Thou, God, hast taken our delight,
      Our treasured hope away;
Thou bidst us now weep through the night
      And sorrow through the day.

These weary hours will not be lost,
      These days of misery,
These nights of darkness, anguish-tost,
      Can I but turn to Thee.

Weak and weary though I lie,
      Crushed with sorrow, worn with pain,
I may lift to Heaven mine eye,
      And strive to labour not in vain;

That inward strife against the sins
      That ever wait on suffering
To strike whatever first begins:
      Each ill that would corruption bring;

That secret labour to sustain
      With humble patience every blow;
To gather fortitude from pain,
      And hope and holiness from woe.

Thus let me serve Thee from my heart,
      Whate'er may be my written fate:
Whether thus early to depart,
      Or yet a while to wait.

If thou shouldst bring me back to life,
      More humbled I should be;
More wise, more strengthened for the strife,
      More apt to lean on Thee.

Should death be standing at the gate,
      Thus should I keep my vow;
But, Lord! whatever be my fate,
      Oh, let me serve Thee now!

What do you think?


  1. I agree this is a bit like Dickinson, perhaps because of the talk about death. I do like the idea of grief bringing strength, especially if one relies on God and faith. I think she raises a few questions about faith and how even in grief — particularly grief brought by God — is hardest, especially given her human failings….the penchant to resent and blame the cause of the grief.

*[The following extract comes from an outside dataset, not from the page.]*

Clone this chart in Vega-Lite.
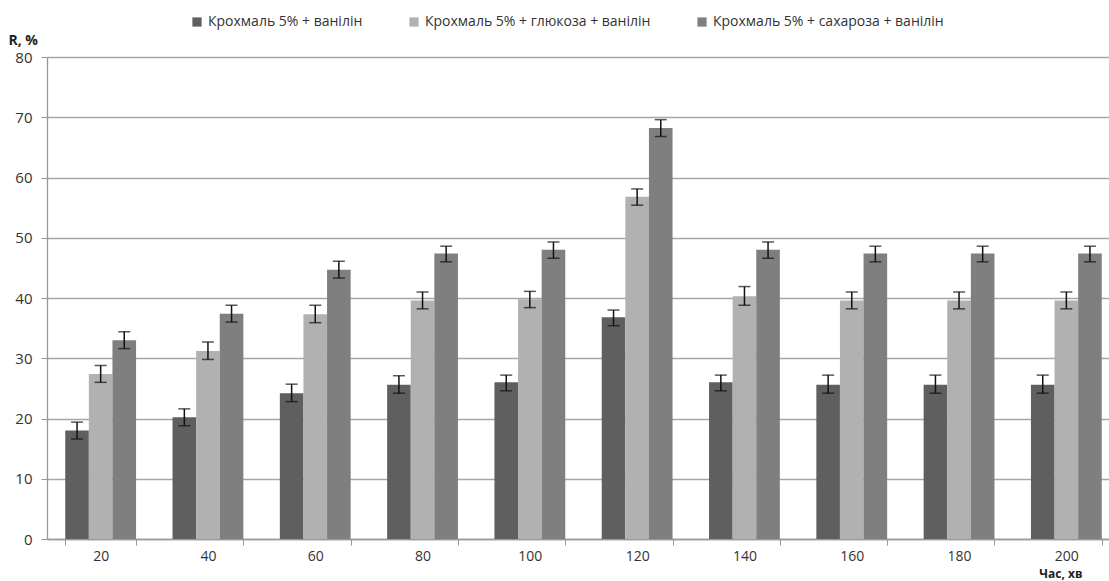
{
  "$schema": "https://vega.github.io/schema/vega-lite/v6.json",
  "width": 1073,
  "height": 482,
  "autosize": {"type": "none"},
  "padding": {"left": 47, "top": 57, "right": -11, "bottom": 42},
  "background": "white",
  "config": {
    "view": {"stroke": null},
    "font": "Open Sans",
    "axis": {"labelFont": "Open Sans", "labelColor": "#333333", "labelFontSize": 15}
  },
  "data": {
    "values": [
      {"t": 20, "s": "Крохмаль 5% + ванілін", "v": 18.0, "lo": 16.6, "hi": 19.4},
      {"t": 20, "s": "Крохмаль 5% + глюкоза + ванілін", "v": 27.4, "lo": 26.0, "hi": 28.8},
      {"t": 20, "s": "Крохмаль 5% + сахароза + ванілін", "v": 33.0, "lo": 31.6, "hi": 34.4},
      {"t": 40, "s": "Крохмаль 5% + ванілін", "v": 20.2, "lo": 18.8, "hi": 21.6},
      {"t": 40, "s": "Крохмаль 5% + глюкоза + ванілін", "v": 31.2, "lo": 29.8, "hi": 32.7},
      {"t": 40, "s": "Крохмаль 5% + сахароза + ванілін", "v": 37.4, "lo": 36.0, "hi": 38.8},
      {"t": 60, "s": "Крохмаль 5% + ванілін", "v": 24.2, "lo": 22.8, "hi": 25.7},
      {"t": 60, "s": "Крохмаль 5% + глюкоза + ванілін", "v": 37.3, "lo": 35.9, "hi": 38.8},
      {"t": 60, "s": "Крохмаль 5% + сахароза + ванілін", "v": 44.7, "lo": 43.3, "hi": 46.1},
      {"t": 80, "s": "Крохмаль 5% + ванілін", "v": 25.6, "lo": 24.2, "hi": 27.1},
      {"t": 80, "s": "Крохмаль 5% + глюкоза + ванілін", "v": 39.6, "lo": 38.2, "hi": 41.0},
      {"t": 80, "s": "Крохмаль 5% + сахароза + ванілін", "v": 47.4, "lo": 46.0, "hi": 48.6},
      {"t": 100, "s": "Крохмаль 5% + ванілін", "v": 26.0, "lo": 24.6, "hi": 27.2},
      {"t": 100, "s": "Крохмаль 5% + глюкоза + ванілін", "v": 39.8, "lo": 38.4, "hi": 41.1},
      {"t": 100, "s": "Крохмаль 5% + сахароза + ванілін", "v": 48.0, "lo": 46.6, "hi": 49.3},
      {"t": 120, "s": "Крохмаль 5% + ванілін", "v": 36.8, "lo": 35.4, "hi": 38.0},
      {"t": 120, "s": "Крохмаль 5% + глюкоза + ванілін", "v": 56.8, "lo": 55.4, "hi": 58.1},
      {"t": 120, "s": "Крохмаль 5% + сахароза + ванілін", "v": 68.2, "lo": 66.8, "hi": 69.6},
      {"t": 140, "s": "Крохмаль 5% + ванілін", "v": 26.0, "lo": 24.6, "hi": 27.2},
      {"t": 140, "s": "Крохмаль 5% + глюкоза + ванілін", "v": 40.3, "lo": 38.8, "hi": 41.9},
      {"t": 140, "s": "Крохмаль 5% + сахароза + ванілін", "v": 48.0, "lo": 46.6, "hi": 49.3},
      {"t": 160, "s": "Крохмаль 5% + ванілін", "v": 25.6, "lo": 24.2, "hi": 27.2},
      {"t": 160, "s": "Крохмаль 5% + глюкоза + ванілін", "v": 39.6, "lo": 38.2, "hi": 41.0},
      {"t": 160, "s": "Крохмаль 5% + сахароза + ванілін", "v": 47.4, "lo": 46.0, "hi": 48.6},
      {"t": 180, "s": "Крохмаль 5% + ванілін", "v": 25.6, "lo": 24.2, "hi": 27.2},
      {"t": 180, "s": "Крохмаль 5% + глюкоза + ванілін", "v": 39.6, "lo": 38.2, "hi": 41.0},
      {"t": 180, "s": "Крохмаль 5% + сахароза + ванілін", "v": 47.4, "lo": 46.0, "hi": 48.6},
      {"t": 200, "s": "Крохмаль 5% + ванілін", "v": 25.6, "lo": 24.2, "hi": 27.2},
      {"t": 200, "s": "Крохмаль 5% + глюкоза + ванілін", "v": 39.6, "lo": 38.2, "hi": 41.0},
      {"t": 200, "s": "Крохмаль 5% + сахароза + ванілін", "v": 47.4, "lo": 46.0, "hi": 48.6}
    ]
  },
  "encoding": {
    "x": {
      "field": "t", "type": "ordinal",
      "scale": {"paddingInner": 0.34, "paddingOuter": 0.17},
      "axis": {
        "title": "Час, хв", "labelAngle": 0, "tickBand": "extent",
        "domainColor": "#999999", "domainWidth": 1.3, "tickColor": "#999999", "tickSize": 6,
        "labelPadding": 4, "labelFontSize": 14,
        "titleFont": "Open Sans", "titleFontSize": 12, "titleFontWeight": "bold", "titleColor": "#222222",
        "titleAnchor": "end", "titleAlign": "right", "titleX": 1035, "titleY": 38, "titleBaseline": "alphabetic"
      }
    },
    "xOffset": {
      "field": "s", "type": "nominal",
      "sort": ["Крохмаль 5% + ванілін", "Крохмаль 5% + глюкоза + ванілін", "Крохмаль 5% + сахароза + ванілін"]
    }
  },
  "layer": [
    {
      "mark": {"type": "bar"},
      "encoding": {
        "y": {
          "field": "v", "type": "quantitative",
          "scale": {"domain": [0, 80]},
          "axis": {
            "title": "R, %", "values": [0, 10, 20, 30, 40, 50, 60, 70, 80],
            "grid": true, "gridColor": "#a6a6a6", "gridWidth": 1.4,
            "domainColor": "#999999", "domainWidth": 1.3, "tickColor": "#999999", "tickSize": 6, "labelPadding": 9,
            "titleAngle": 0, "titleAlign": "left", "titleX": -39, "titleY": -13, "titleBaseline": "alphabetic",
            "titleFont": "Open Sans", "titleFontSize": 14, "titleFontWeight": "bold", "titleColor": "#222222"
          }
        },
        "color": {
          "field": "s", "type": "nominal",
          "scale": {
            "domain": ["Крохмаль 5% + ванілін", "Крохмаль 5% + глюкоза + ванілін", "Крохмаль 5% + сахароза + ванілін"],
            "range": ["#5f5f5f", "#b1b1b1", "#7f7f7f"]
          },
          "legend": {
            "title": null, "orient": "none", "direction": "horizontal",
            "legendX": 143, "legendY": -42,
            "symbolType": "square", "symbolSize": 85, "symbolStrokeWidth": 0,
            "labelFont": "Open Sans", "labelFontSize": 14, "labelColor": "#333333", "labelLimit": 0,
            "columnPadding": 44, "labelOffset": 4
          }
        }
      }
    },
    {
      "mark": {"type": "rule", "color": "#111111", "strokeWidth": 1.5},
      "encoding": {
        "y": {"field": "lo", "type": "quantitative"},
        "y2": {"field": "hi"}
      }
    },
    {
      "mark": {"type": "tick", "color": "#111111", "thickness": 1.5, "size": 12},
      "encoding": {"y": {"field": "lo", "type": "quantitative"}}
    },
    {
      "mark": {"type": "tick", "color": "#111111", "thickness": 1.5, "size": 12},
      "encoding": {"y": {"field": "hi", "type": "quantitative"}}
    }
  ]
}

  2. The coupling of grief and the fear of sin seems so much more devastating to me than just suffering a loss. The speaker wants to be the best follower, yet fears that the very human grief she feels will make her unworthy – a grief by the way that she views as being sent by that self-same God. The effect of her plea is to make me want to hold her and tell her that it is okay to weep for her loss.

  3. I’ve never read any poems by the Brontes. I liked the rhyming in this one, since it didn’t sound as forced as some other rhyming poems. And for some reason, it reads like Dickinson a bit to me.